Data for this exercise:
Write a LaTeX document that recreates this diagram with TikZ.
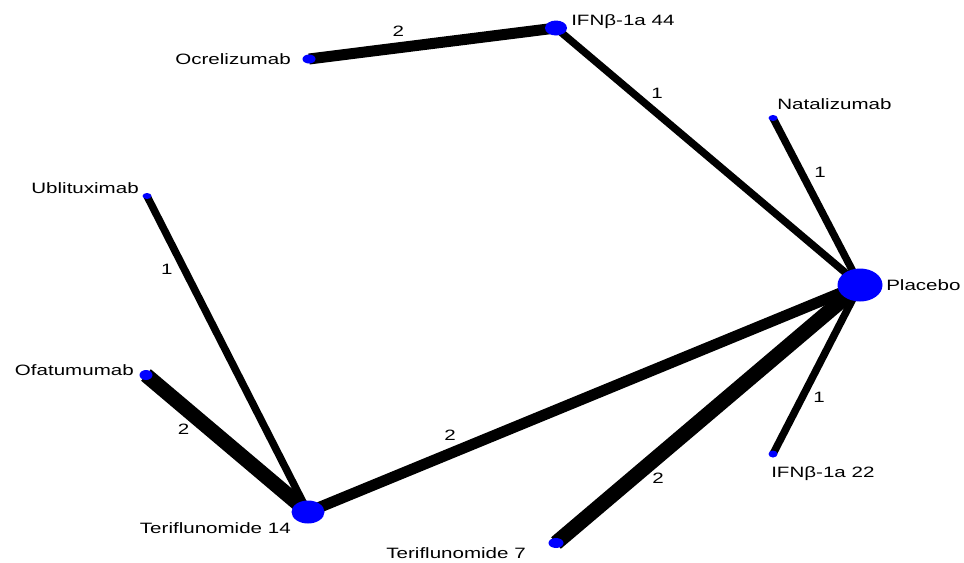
\documentclass[tikz,border=0pt]{standalone}
\usepackage{fontspec}
\setmainfont[FakeStretch=1.37]{Liberation Sans}
\usetikzlibrary{shapes.geometric,backgrounds}

\tikzset{
  trt/.style 2 args={ellipse, fill=blue, draw=none, inner sep=0pt,
    minimum width=#1, minimum height=#2},
  txt/.style={inner sep=0pt, text height=8pt, text depth=0pt,
    font=\fontsize{11.25}{13}\selectfont},
  num/.style={txt},
  one/.style={line width=5.6pt},
  two/.style={line width=8.25pt},
  twobig/.style={line width=11.25pt},
}

\begin{document}
\begin{tikzpicture}[x=0.75pt,y=-0.75pt]
\useasboundingbox (0,0) rectangle (964,562);

  %% treatments
  \node[trt={33.75pt}{24.75pt}] (plac) at (860,285) {};
  \node[trt={24.75pt}{17.25pt}] (teri14) at (308,512) {};
  \node[trt={16.5pt}{11.25pt}] (ifn44) at (556,28) {};
  \node[trt={11.25pt}{7.5pt}] (teri7) at (556,543) {};
  \node[trt={9.75pt}{6.75pt}] (ocre) at (309,59) {};
  \node[trt={9.75pt}{7.5pt}] (ofat) at (146,375) {};
  \node[trt={6.75pt}{4.5pt}] (nata) at (773,118) {};
  \node[trt={6.75pt}{4.5pt}] (ublit) at (147,196) {};
  \node[trt={6.75pt}{5.25pt}] (ifn22) at (773,454) {};

  %% names
  \node[txt,anchor=west] (lplac) at (886,285) {Placebo};
  \node[txt,anchor=east] (lteri14) at (291,528) {Teriflunomide 14};
  \node[txt,anchor=west] (lifn44) at (571,20) {IFNβ-1a 44};
  \node[txt,anchor=east] (lteri7) at (526,553) {Teriflunomide 7};
  \node[txt,anchor=east] (locre) at (291,59) {Ocrelizumab};
  \node[txt,anchor=east] (lofat) at (134,370) {Ofatumumab};
  \node[txt,anchor=west] (lnata) at (777,104) {Natalizumab};
  \node[txt,anchor=east] (lublit) at (139,188) {Ublituximab};
  \node[txt,anchor=west] (lifn22) at (771,472) {IFNβ-1a 22};

  %% comparisons
  \begin{scope}[on background layer]
  \draw[two] (ocre.center) -- node[num,pos=.37,shift={(-2,-16)}] (n1) {2} (ifn44.center);
  \draw[one] (ifn44.center) -- node[num,pos=.30,shift={(10,-12)}] (n2) {1} (plac.center);
  \draw[one] (nata.center) -- node[num,pos=.37,shift={(15,-8)}] (n3) {1} (plac.center);
  \draw[one] (ublit.center) -- node[num,pos=.21,shift={(-14,7)}] (n4) {1} (teri14.center);
  \draw[twobig] (ofat.center) -- node[num,pos=.30,shift={(-11,13)}] (n5) {2} (teri14.center);
  \draw[two] (teri14.center) -- node[num,pos=.27,shift={(-7,-16)}] (n6) {2} (plac.center);
  \draw[one] (plac.center) -- node[num,pos=.62,shift={(13,7)}] (n7) {1} (ifn22.center);
  \draw[twobig] (plac.center) -- node[num,pos=.70,shift={(11,13)}] (n8) {2} (teri7.center);
  \end{scope}

\end{tikzpicture}
\end{document}
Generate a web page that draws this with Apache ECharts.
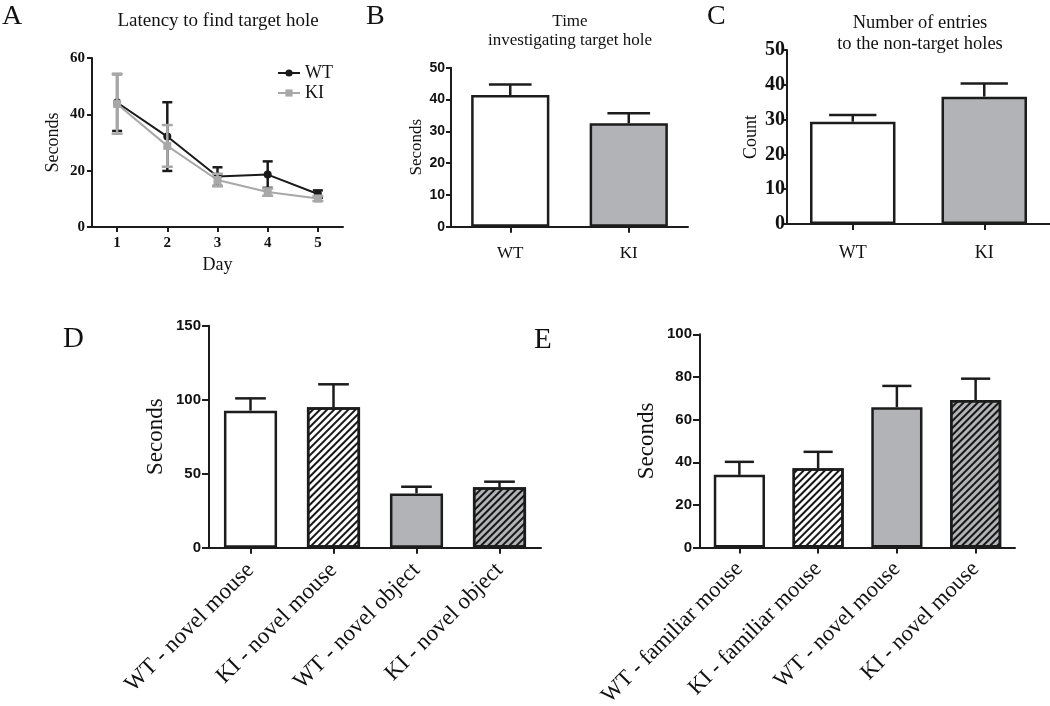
<!DOCTYPE html>
<html>
<head>
<meta charset="utf-8">
<script src="https://cdn.jsdelivr.net/npm/echarts@6/dist/echarts.min.js"></script>
<style>
html,body{margin:0;padding:0;background:#fff;}
#chart{width:1050px;height:706px;}
</style>
</head>
<body>
<div id="chart"></div>
<script>
// ---------- data ----------
const days = ['1', '2', '3', '4', '5'];
const wtLatency = [44.2, 32.1, 17.9, 18.6, 11.7];
const wtLatencyErr = [10.1, 12.2, 3.3, 4.7, 1.3];
const kiLatency = [43.7, 28.8, 16.7, 12.4, 10.1];
const kiLatencyErr = [10.6, 7.4, 2.2, 1.3, 0.9];

const genotypes = ['WT', 'KI'];
const timeTarget = [41.4, 32.5];
const timeTargetErr = [3.3, 3.2];
const entriesNonTarget = [29.4, 36.6];
const entriesNonTargetErr = [1.9, 3.8];

const sociabilityCats = ['WT - novel mouse', 'KI - novel mouse', 'WT - novel object', 'KI - novel object'];
const sociabilityVals = [92.6, 94.9, 36.7, 40.8];
const sociabilityErr = [8.3, 15.5, 4.5, 3.8];

const noveltyCats = ['WT - familiar mouse', 'KI - familiar mouse', 'WT - novel mouse', 'KI - novel mouse'];
const noveltyVals = [34.1, 37.2, 65.8, 69.2];
const noveltyErr = [6.1, 7.7, 10.0, 10.0];

// ---------- styles ----------
const SERIF = '"Liberation Serif", "Times New Roman", serif';
const SANS = '"Liberation Sans", Arial, sans-serif';
const INK = '#1c1c1c';
const GREY = '#b2b3b7';
const hatch = {
  symbol: 'rect', symbolSize: 1,
  dashArrayX: [1, 0], dashArrayY: [1.6, 2.6],
  rotation: -Math.PI / 4, color: '#161616'
};
const fills4 = [
  { color: '#ffffff' },
  { color: '#ffffff', decal: hatch },
  { color: GREY },
  { color: GREY, decal: hatch }
];
const fills2 = [{ color: '#ffffff' }, { color: GREY }];

function catAxis(gi, cats, opt) {
  return Object.assign({
    type: 'category', gridIndex: gi, data: cats, boundaryGap: true,
    axisLine: { show: true, lineStyle: { color: INK, width: 2 } },
    axisTick: { show: true, alignWithLabel: true, length: 6, lineStyle: { color: INK, width: 2 } },
    splitLine: { show: false }
  }, opt);
}
function valAxis(gi, max, interval, opt) {
  return Object.assign({
    type: 'value', gridIndex: gi, min: 0, max: max, interval: interval,
    axisLine: { show: true, lineStyle: { color: INK, width: 2 } },
    axisTick: { show: true, length: 5, lineStyle: { color: INK, width: 2 } },
    splitLine: { show: false },
    nameLocation: 'middle', nameRotate: 90
  }, opt);
}
function barSeries(ai, vals, fills, width) {
  return {
    type: 'bar', xAxisIndex: ai, yAxisIndex: ai, barWidth: width,
    data: vals.map((v, i) => ({
      value: v,
      itemStyle: Object.assign({ borderColor: INK, borderWidth: 2.5 }, fills[i])
    })),
    z: 2
  };
}
function errSeries(ai, vals, errs, o) {
  return {
    type: 'custom', xAxisIndex: ai, yAxisIndex: ai, z: o.z || 3,
    encode: { x: 0, y: 1 },
    data: vals.map((v, i) => [i, v, errs[i]]),
    renderItem: function (params, api) {
      const i = api.value(0), v = api.value(1), e = api.value(2);
      const top = api.coord([i, v + e]);
      const bot = o.both ? api.coord([i, v - e]) : api.coord([i, v]);
      const w = o.capPx ? o.capPx : api.size([1, 0])[0] * o.capFrac;
      const st = { stroke: o.color || INK, lineWidth: o.lw || 2.5 };
      const children = [
        { type: 'line', shape: { x1: top[0], y1: top[1], x2: bot[0], y2: bot[1] }, style: st },
        { type: 'line', shape: { x1: top[0] - w / 2, y1: top[1], x2: top[0] + w / 2, y2: top[1] }, style: st }
      ];
      if (o.both) children.push({ type: 'line', shape: { x1: bot[0] - w / 2, y1: bot[1], x2: bot[0] + w / 2, y2: bot[1] }, style: st });
      return { type: 'group', children: children };
    }
  };
}
function txt(x, y, text, font, align, valign, rot) {
  return {
    type: 'text', x: x, y: y, rotation: rot || 0,
    style: { text: text, font: font, fill: '#111', textAlign: align || 'left', textVerticalAlign: valign || 'top', align: align || 'left', verticalAlign: valign || 'top' }
  };
}

const option = {
  animation: false,
  backgroundColor: '#ffffff',
  textStyle: { fontFamily: SERIF, color: '#111' },
  grid: [
    { left: 92, top: 58, width: 251, height: 169, outerBoundsMode: 'none' },
    { left: 451, top: 67.7, width: 237, height: 159, outerBoundsMode: 'none' },
    { left: 787, top: 50, width: 263, height: 174, outerBoundsMode: 'none' },
    { left: 209, top: 325.7, width: 332, height: 222, outerBoundsMode: 'none' },
    { left: 700, top: 334.3, width: 315, height: 213.3, outerBoundsMode: 'none' }
  ],
  legend: {
    data: ['WT', 'KI'], orient: 'vertical', left: 272, top: 59,
    itemWidth: 22, itemHeight: 9, itemGap: 2,
    textStyle: { fontFamily: SERIF, fontSize: 18, color: '#111' }
  },
  xAxis: [
    catAxis(0, days, {
      axisTick: { show: true, alignWithLabel: true, length: 5, lineStyle: { color: INK, width: 2 } },
      axisLabel: { fontFamily: SERIF, fontWeight: 'bold', fontSize: 15, color: '#111', margin: 9 },
      name: 'Day', nameLocation: 'middle', nameGap: 29,
      nameTextStyle: { fontFamily: SERIF, fontSize: 18, color: '#111' }
    }),
    catAxis(1, genotypes, {
      axisLabel: { fontFamily: SERIF, fontSize: 17, color: '#111', margin: 18 }
    }),
    catAxis(2, genotypes, {
      axisLabel: { fontFamily: SERIF, fontSize: 18, color: '#111', margin: 20 }
    }),
    catAxis(3, sociabilityCats, {
      axisLabel: { fontFamily: SERIF, fontSize: 23, color: '#111', rotate: 45, interval: 0, margin: 19 }
    }),
    catAxis(4, noveltyCats, {
      axisLabel: { fontFamily: SERIF, fontSize: 22.5, color: '#111', rotate: 45, interval: 0, margin: 18 }
    })
  ],
  yAxis: [
    valAxis(0, 60, 20, {
      axisLabel: { fontFamily: SERIF, fontWeight: 'bold', fontSize: 15, color: '#111', margin: 7 },
      name: 'Seconds', nameGap: 30, nameTextStyle: { fontFamily: SERIF, fontSize: 18, color: '#111' }
    }),
    valAxis(1, 50, 10, {
      axisLabel: { fontFamily: SANS, fontWeight: 'bold', fontSize: 14, color: '#111', margin: 6 },
      name: 'Seconds', nameGap: 25, nameTextStyle: { fontFamily: SERIF, fontSize: 17, color: '#111' }
    }),
    valAxis(2, 50, 10, {
      axisTick: { show: true, length: 3, lineStyle: { color: INK, width: 2 } },
      axisLabel: { fontFamily: SERIF, fontWeight: 'bold', fontSize: 20, color: '#111', margin: 2 },
      name: 'Count', nameGap: 27, nameTextStyle: { fontFamily: SERIF, fontSize: 18, color: '#111' }
    }),
    valAxis(3, 150, 50, {
      axisTick: { show: true, length: 7, lineStyle: { color: INK, width: 2 } },
      axisLabel: { fontFamily: SANS, fontWeight: 'bold', fontSize: 15, color: '#111', margin: 8 },
      name: 'Seconds', nameGap: 42, nameTextStyle: { fontFamily: SERIF, fontSize: 23, color: '#111' }
    }),
    valAxis(4, 100, 20, {
      axisTick: { show: true, length: 7, lineStyle: { color: INK, width: 2 } },
      axisLabel: { fontFamily: SANS, fontWeight: 'bold', fontSize: 15, color: '#111', margin: 8 },
      name: 'Seconds', nameGap: 42, nameTextStyle: { fontFamily: SERIF, fontSize: 23, color: '#111' }
    })
  ],
  series: [
    errSeries(0, wtLatency, wtLatencyErr, { both: true, capPx: 10, color: '#1a1a1a', lw: 2.5, z: 3 }),
    {
      name: 'WT', type: 'line', xAxisIndex: 0, yAxisIndex: 0, data: wtLatency,
      symbol: 'circle', symbolSize: 8, z: 4,
      lineStyle: { color: '#1a1a1a', width: 2 }, itemStyle: { color: '#1a1a1a' }
    },
    errSeries(0, kiLatency, kiLatencyErr, { both: true, capPx: 11, color: '#a8a8a8', lw: 2.5, z: 5 }),
    {
      name: 'KI', type: 'line', xAxisIndex: 0, yAxisIndex: 0, data: kiLatency,
      symbol: 'rect', symbolSize: 8, z: 6,
      lineStyle: { color: '#a8a8a8', width: 2 }, itemStyle: { color: '#a8a8a8' }
    },
    barSeries(1, timeTarget, fills2, '66%'),
    errSeries(1, timeTarget, timeTargetErr, { capFrac: 0.36 }),
    barSeries(2, entriesNonTarget, fills2, '65%'),
    errSeries(2, entriesNonTarget, entriesNonTargetErr, { capFrac: 0.36 }),
    barSeries(3, sociabilityVals, fills4, '64%'),
    errSeries(3, sociabilityVals, sociabilityErr, { capFrac: 0.37 }),
    barSeries(4, noveltyVals, fills4, '65%'),
    errSeries(4, noveltyVals, noveltyErr, { capFrac: 0.37 })
  ],
  graphic: [
    txt(2, 3, 'A', '28px ' + SERIF),
    txt(366, 3, 'B', '28px ' + SERIF),
    txt(707, 3, 'C', '28px ' + SERIF),
    txt(63, 325, 'D', '29px ' + SERIF),
    txt(534, 326, 'E', '29px ' + SERIF),
    txt(218, 21, 'Latency to find target hole', '19px ' + SERIF, 'center', 'middle'),
    txt(570, 22, 'Time', '17px ' + SERIF, 'center', 'middle'),
    txt(570, 41, 'investigating target hole', '17px ' + SERIF, 'center', 'middle'),
    txt(920, 23, 'Number of entries', '18.5px ' + SERIF, 'center', 'middle'),
    txt(920, 44, 'to the non-target holes', '18.5px ' + SERIF, 'center', 'middle')
  ]
};

const chart = echarts.init(document.getElementById('chart'), null, { renderer: 'canvas' });
chart.setOption(option);
</script>
</body>
</html>
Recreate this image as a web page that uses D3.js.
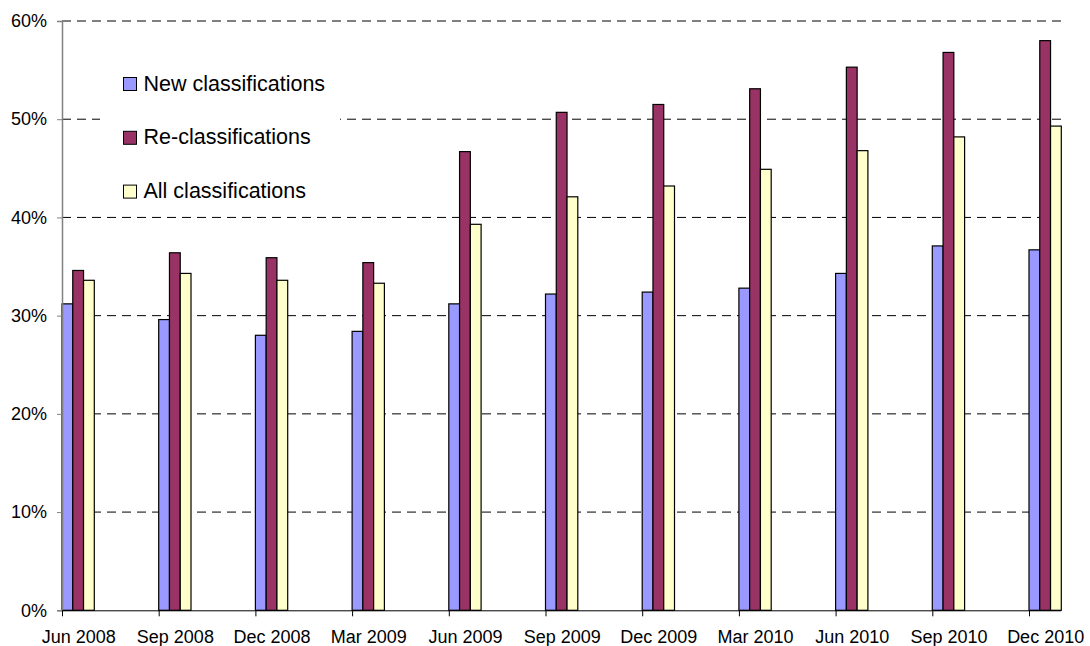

Requirement:
Your task is to reproduce the entries above word for word, from the first line through the line with "(0,0) rectangle (964,562);", and please leave out any pictures.

Output below:
Write a LaTeX document that recreates this diagram with TikZ.
\documentclass[tikz,border=0pt]{standalone}
\usepackage{fontspec}
\setmainfont[FakeStretch=1.37]{Liberation Sans}
\usetikzlibrary{shapes.geometric,backgrounds}

\tikzset{
  trt/.style 2 args={ellipse, fill=blue, draw=none, inner sep=0pt,
    minimum width=#1, minimum height=#2},
  txt/.style={inner sep=0pt, text height=8pt, text depth=0pt,
    font=\fontsize{11.25}{13}\selectfont},
  num/.style={txt},
  one/.style={line width=5.6pt},
  two/.style={line width=8.25pt},
  twobig/.style={line width=11.25pt},
}

\begin{document}
\begin{tikzpicture}[x=0.75pt,y=-0.75pt]
\useasboundingbox (0,0) rectangle (964,562);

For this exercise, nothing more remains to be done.